Mike: There's a famous Solid Rock meeting in the film, where it looks like people in the offices or the artists confronted Larry about his morals. Do you have a tape of that?
Charles: Yes, I do. That's what they say, and that did happen. This was all down to a guy who appears in the movie named Brad Durham. The movie talks about Larry's strange sleeping habits. Larry would sleep until noon, and stay up all night. Yeah, he did. So do I! Every musician I know keeps strange hours. What's not mentioned in the film is that Sarah Stonehill - Randy Stonehill's wife - was Larry's secretary, and had been for years. They all know that: she was there working in the building. Especially when Solid Rock was breaking up, he would go over to Sarah's house. It could be like one o'clock in the morning, or two o'clock, and they could be composing letters.
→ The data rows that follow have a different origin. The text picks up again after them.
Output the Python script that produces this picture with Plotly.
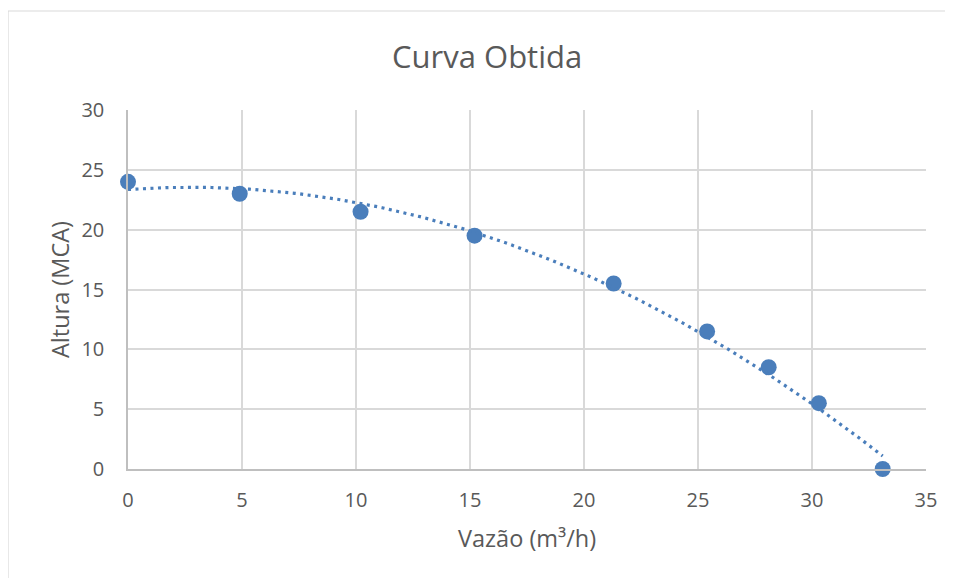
import numpy as np
import plotly.graph_objects as go

vazao = [0, 4.9, 10.2, 15.2, 21.3, 25.4, 28.1, 30.3, 33.1]
altura = [24.0, 23.0, 21.5, 19.5, 15.5, 11.5, 8.5, 5.5, 0.0]
x_ticks = [0, 5, 10, 15, 20, 25, 30, 35]
y_ticks = [0, 5, 10, 15, 20, 25, 30]

# Excel-style polynomial (order 2) trendline fitted to the data
coef = np.polyfit(vazao, altura, 2)
xt = np.linspace(min(vazao), max(vazao), 200)
yt = np.polyval(coef, xt)

color = "#4a7ebb"
font = "Open Sans"
grey = "#595959"

fig = go.Figure()
fig.add_trace(go.Scatter(x=vazao, y=altura, mode="markers",
                         marker=dict(color=color, size=16),
                         cliponaxis=False, showlegend=False))
fig.add_trace(go.Scatter(x=xt, y=yt, mode="lines",
                         line=dict(color=color, width=3.2, dash="3px,4.5px"),
                         cliponaxis=False, hoverinfo="skip", showlegend=False))

W, H = 945, 570
fig.update_layout(
    width=W, height=H,
    margin=dict(l=120, r=27, t=102, b=109),
    paper_bgcolor="white", plot_bgcolor="white",
    title=dict(text="Curva Obtida", x=0.507, xanchor="center", y=0.914, yanchor="middle",
               font=dict(family=font, size=31, color=grey)),
    font=dict(family=font, color=grey),
    xaxis=dict(range=[0, 35], tickvals=x_ticks, showgrid=True, gridcolor="#d9d9d9", gridwidth=1.5,
               zeroline=False, showline=True, linecolor="#bfbfbf", linewidth=1.5,
               ticks="", tickfont=dict(size=20, color=grey), ticklabelstandoff=12),
    yaxis=dict(range=[0, 30], tickvals=y_ticks, showgrid=True, gridcolor="#d9d9d9", gridwidth=1.5,
               zeroline=False, showline=True, linecolor="#bfbfbf", linewidth=1.5,
               ticks="", tickfont=dict(size=20, color=grey), ticklabelstandoff=18),
    annotations=[
        dict(text="Vazão (m³/h)", xref="paper", yref="paper", x=0.5, y=-0.192,
             xanchor="center", yanchor="middle", showarrow=False,
             font=dict(family=font, size=23.5, color=grey)),
        dict(text="Altura (MCA)", xref="paper", yref="paper", x=-0.085, y=0.499,
             xanchor="center", yanchor="middle", showarrow=False, textangle=-90,
             font=dict(family=font, size=23.5, color=grey)),
    ],
    shapes=[dict(type="rect", xref="paper", yref="paper",
                 x0=-120 / 798, x1=1.1, y0=-0.4, y1=(469 - 11) / 359,
                 line=dict(color="#d9d9d9", width=1.2), layer="below")],
)
fig.write_html("out.html")
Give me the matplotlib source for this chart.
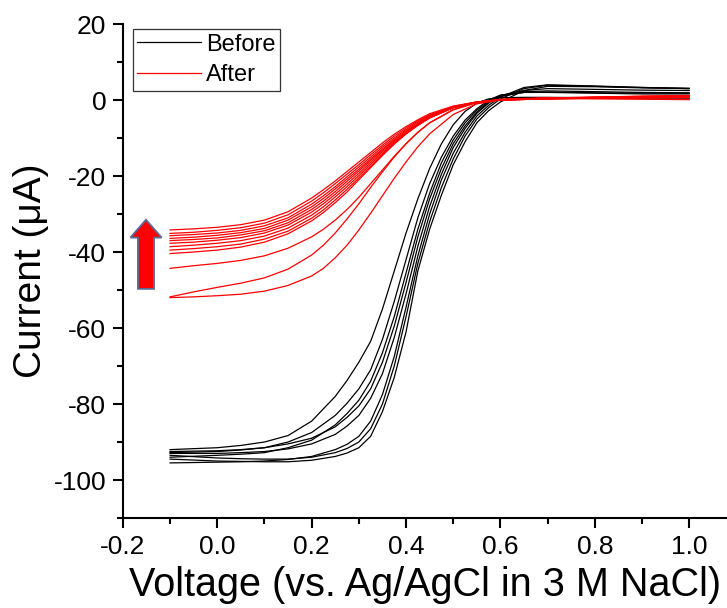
import numpy as np
import matplotlib
matplotlib.use('Agg')
import matplotlib.pyplot as plt
import matplotlib.patches as mpatches

plt.rcParams['font.family'] = ['Liberation Sans', 'DejaVu Sans']
plt.rcParams['axes.unicode_minus'] = False

# potential grids (V vs Ag/AgCl)
volt_before = [-0.1, 0.0, 0.05, 0.1, 0.15, 0.2, 0.25, 0.275, 0.3, 0.325, 0.35, 0.375, 0.4,
               0.425, 0.45, 0.475, 0.5, 0.525, 0.55, 0.575, 0.6, 0.65, 0.7, 0.8, 0.9, 1.0]
volt_after = [-0.1, -0.05, 0.0, 0.05, 0.1, 0.15, 0.2, 0.225, 0.25, 0.275, 0.3, 0.325,
              0.35, 0.375, 0.4, 0.425, 0.45, 0.5, 0.55, 0.6, 0.7, 0.8, 0.9, 1.0]

# current traces (uA), one list per sweep
before_currents = [
    [-94.5, -95.0, -95.1, -95.2, -95.2, -94.8, -93.8, -92.9, -91.5, -88.5, -82.0, -73.0, -61.0,
     -45.0, -34.0, -25.0, -17.0, -11.0, -6.0, -2.8, -0.5, 2.5, 3.6, 3.5, 3.2, 3.0],
    [-93.5, -94.2, -94.4, -94.5, -94.5, -94.0, -92.8, -91.7, -90.0, -86.5, -80.0, -70.0, -57.0,
     -43.0, -32.0, -23.0, -15.5, -9.5, -5.0, -2.0, 0.3, 3.0, 3.9, 3.6, 3.3, 3.1],
    [-95.5, -95.3, -95.2, -95.0, -94.6, -93.8, -92.0, -90.6, -88.5, -84.5, -77.5, -67.5, -54.5,
     -41.0, -30.0, -21.0, -14.0, -8.5, -4.2, -1.4, 0.8, 3.3, 4.0, 3.7, 3.3, 3.0],
    [-93.0, -93.0, -92.8, -92.5, -91.8, -90.5, -88.0, -85.8, -83.0, -78.5, -72.0, -62.5, -51.0,
     -38.5, -28.0, -19.5, -12.5, -7.5, -3.5, -0.8, 1.0, 2.2, 2.4, 2.2, 2.0, 1.9],
    [-92.5, -92.3, -92.0, -91.5, -90.5, -89.0, -86.0, -83.5, -80.5, -76.0, -69.0, -59.5, -48.0,
     -36.0, -26.0, -18.0, -11.5, -6.8, -3.2, -0.6, 1.0, 2.0, 2.1, 1.9, 1.8, 1.8],
    [-94.0, -93.5, -93.2, -92.8, -91.5, -89.5, -85.5, -82.5, -79.0, -74.0, -66.5, -57.0, -45.5,
     -34.0, -24.5, -16.5, -10.5, -6.0, -2.7, -0.3, 1.2, 2.5, 3.0, 2.8, 2.6, 2.5],
    [-92.8, -92.5, -92.1, -91.5, -90.0, -87.5, -83.0, -79.8, -76.0, -71.0, -63.0, -53.0, -42.0,
     -31.0, -22.0, -15.0, -9.5, -5.3, -2.3, 0.0, 1.3, 2.0, 2.0, 1.8, 1.6, 1.6],
    [-92.0, -91.5, -90.9, -90.0, -88.3, -84.5, -78.0, -73.8, -69.0, -63.5, -55.0, -45.0, -35.0,
     -26.0, -18.0, -11.5, -6.5, -3.0, -0.8, 0.3, 0.6, 0.7, 0.7, 0.6, 0.5, 0.5],
]

after_currents = [
    [-52.0, -51.8, -51.5, -51.1, -50.3, -48.8, -46.3, -44.3, -41.5, -38.2, -34.2, -29.8,
     -25.2, -20.6, -16.3, -12.3, -8.9, -3.8, -1.0, 0.0, 0.4, 0.3, 0.2, 0.1],
    [-51.8, -50.5, -49.3, -48.2, -46.8, -44.5, -40.8, -38.2, -35.0, -31.3, -27.3, -23.0,
     -18.9, -15.0, -11.5, -8.5, -6.0, -2.5, -0.6, 0.2, 0.6, 0.7, 0.8, 0.8],
    [-44.3, -43.6, -43.0, -42.2, -41.0, -39.0, -36.0, -34.0, -31.6, -28.8, -25.6, -22.0,
     -18.4, -14.8, -11.5, -8.5, -6.0, -2.6, -0.7, 0.1, 0.5, 0.6, 0.6, 0.6],
    [-34.2, -33.9, -33.5, -32.8, -31.6, -29.4, -25.8, -23.6, -21.3, -18.8, -16.3, -13.8,
     -11.3, -9.0, -7.0, -5.2, -3.6, -1.6, -0.5, 0.0, 0.3, 0.5, 0.6, 0.7],
    [-35.1, -34.8, -34.3, -33.6, -32.4, -30.2, -26.6, -24.4, -22.0, -19.5, -17.0, -14.4,
     -11.9, -9.5, -7.4, -5.5, -3.9, -1.7, -0.5, 0.0, 0.3, 0.5, 0.6, 0.7],
    [-35.7, -35.4, -35.0, -34.3, -33.1, -31.0, -27.4, -25.2, -22.8, -20.2, -17.6, -15.0,
     -12.4, -10.0, -7.8, -5.8, -4.1, -1.8, -0.5, 0.0, 0.3, 0.5, 0.7, 0.8],
    [-36.4, -36.1, -35.6, -34.9, -33.8, -31.6, -28.1, -25.9, -23.4, -20.8, -18.2, -15.5,
     -12.9, -10.4, -8.1, -6.1, -4.3, -1.9, -0.6, 0.0, 0.3, 0.6, 0.8, 0.9],
    [-37.0, -36.7, -36.3, -35.5, -34.4, -32.3, -28.8, -26.6, -24.1, -21.4, -18.7, -15.9,
     -13.2, -10.7, -8.4, -6.3, -4.5, -2.0, -0.6, 0.0, 0.4, 0.6, 0.8, 0.9],
    [-37.7, -37.4, -36.9, -36.2, -35.0, -32.9, -29.5, -27.3, -24.8, -22.1, -19.3, -16.4,
     -13.6, -11.0, -8.6, -6.4, -4.6, -2.0, -0.6, 0.0, 0.4, 0.6, 0.9, 1.0],
    [-38.6, -38.2, -37.7, -37.0, -35.8, -33.7, -30.3, -28.1, -25.5, -22.8, -19.9, -16.9,
     -14.0, -11.3, -8.8, -6.6, -4.7, -2.0, -0.6, 0.1, 0.4, 0.7, 0.9, 1.1],
    [-39.5, -39.1, -38.6, -37.9, -36.6, -34.5, -31.1, -28.9, -26.3, -23.5, -20.5, -17.4,
     -14.4, -11.5, -8.9, -6.7, -4.7, -2.0, -0.6, 0.1, 0.5, 0.7, 1.0, 1.1],
    [-40.4, -40.0, -39.5, -38.7, -37.4, -35.2, -31.8, -29.6, -27.0, -24.2, -21.0, -17.8,
     -14.6, -11.6, -8.9, -6.6, -4.7, -2.0, -0.6, 0.1, 0.5, 0.8, 1.0, 1.2],
]

# arrow showing the drop in current
arrow_x = -0.151
arrow_y0 = -49.7
arrow_y1 = -31.5

fig = plt.figure(figsize=(7.27, 6.08), dpi=100)
ax = fig.add_axes([0.169, 0.148, 0.831, 0.8125])

for i, cur in enumerate(before_currents):
    ax.plot(volt_before, cur, color='black', lw=0.9,
            label='Before' if i == 0 else None)
for i, cur in enumerate(after_currents):
    ax.plot(volt_after, cur, color='red', lw=0.9,
            label='After' if i == 0 else None)

arr = mpatches.FancyArrow(arrow_x, arrow_y0, 0, arrow_y1 - arrow_y0, width=0.034,
                          head_width=0.066, head_length=4.7, length_includes_head=True,
                          facecolor='#ff0000', edgecolor='#5a6a96', linewidth=1.3)
ax.add_patch(arr)

ax.set_xlim(-0.2, 1.08)
ax.set_ylim(-110, 20)
ax.set_xticks(np.arange(-0.2, 1.01, 0.2))
ax.set_xticks(np.arange(-0.1, 1.01, 0.2), minor=True)
ax.set_yticks(np.arange(-100, 21, 20))
ax.set_yticks(np.arange(-110, 20, 20), minor=True)
ax.xaxis.set_major_formatter(matplotlib.ticker.FormatStrFormatter('%.1f'))

ax.spines['top'].set_visible(False)
ax.spines['right'].set_visible(False)
ax.spines['left'].set_linewidth(1.5)
ax.spines['bottom'].set_linewidth(1.5)
ax.tick_params(which='major', direction='out', length=7, width=1.5, labelsize=19, pad=5)
ax.tick_params(which='minor', direction='out', length=4, width=1.5)

ax.set_xlabel('Voltage (vs. Ag/AgCl in 3 M NaCl)', fontsize=28.5, labelpad=5)
ax.set_ylabel('Current (\u03bcA)', fontsize=28, labelpad=3)

leg = ax.legend(loc='upper left', bbox_to_anchor=(0.016, 0.99), fontsize=17,
                frameon=True, fancybox=False, handlelength=2.7, handletextpad=0.2,
                borderpad=0.2, labelspacing=0.35, borderaxespad=0)
leg.get_frame().set_edgecolor('black')
leg.get_frame().set_linewidth(0.9)

fig.savefig('out.png', dpi=100)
Before the internet, he had to work hard with correspondence. A guy named Brad Durham went over to Sarah's house, saw Larry's car at the front, went and banged on the door. Sarah opened it, Larry was there, and they said, 'What?' He said, 'You think it's right that you're over here at Randy's wife's house when he's out on tour?' They were puzzled, like, 'Yeah, what's the problem here?' So he went and told everyone that Larry was spending the night at Sarah's house, him and his buddy, based on just that incident. They had what they call an intervention in the movie. Larry became upset, and said, 'How dare you accuse me of this?' Is that shocking that you make a false accusation of someone who'd said, 'I didn't do that! What are you talking about?' There's a lot of stuff hinted at, but since there's no proof and no real story, the filmmaker has decided to pad it out with innuendo. There was a meeting where they accused Larry of this, but there was another meeting that led to the breakup of Solid Rock. There were two different meetings, and I think the people of this movie are either combining those two meetings in their minds, or David Di Sabatino, the filmmaker, is just meshing those two meetings together. But I've got it all on tape; and that'll be coming out soon.
Mike: To be at a woman's house at that time does open yourself up to criticism.
Charles: I suppose it opens yourself up to criticism, but Los Angeles is a 24-hour town. You go out to restaurant at three in the morning in Hollywood and it's packed. I don't think it's unusual to go over to your secretary's house. Bobby Emmons, another artist signed to Solid Rock, or else maybe it was Steve Scott, was living with Sarah at one point; Bobby Emmons, when he was living in LA, would go out with Sarah all the time, and Sarah's mother. They would go out to baseballs games, go see movies, and he said, 'No, during that time Randy's accusing Larry of infidelity or something, I was there. They weren't dating, they were friends.' You could say that impropriety was suggested, but suggested by who?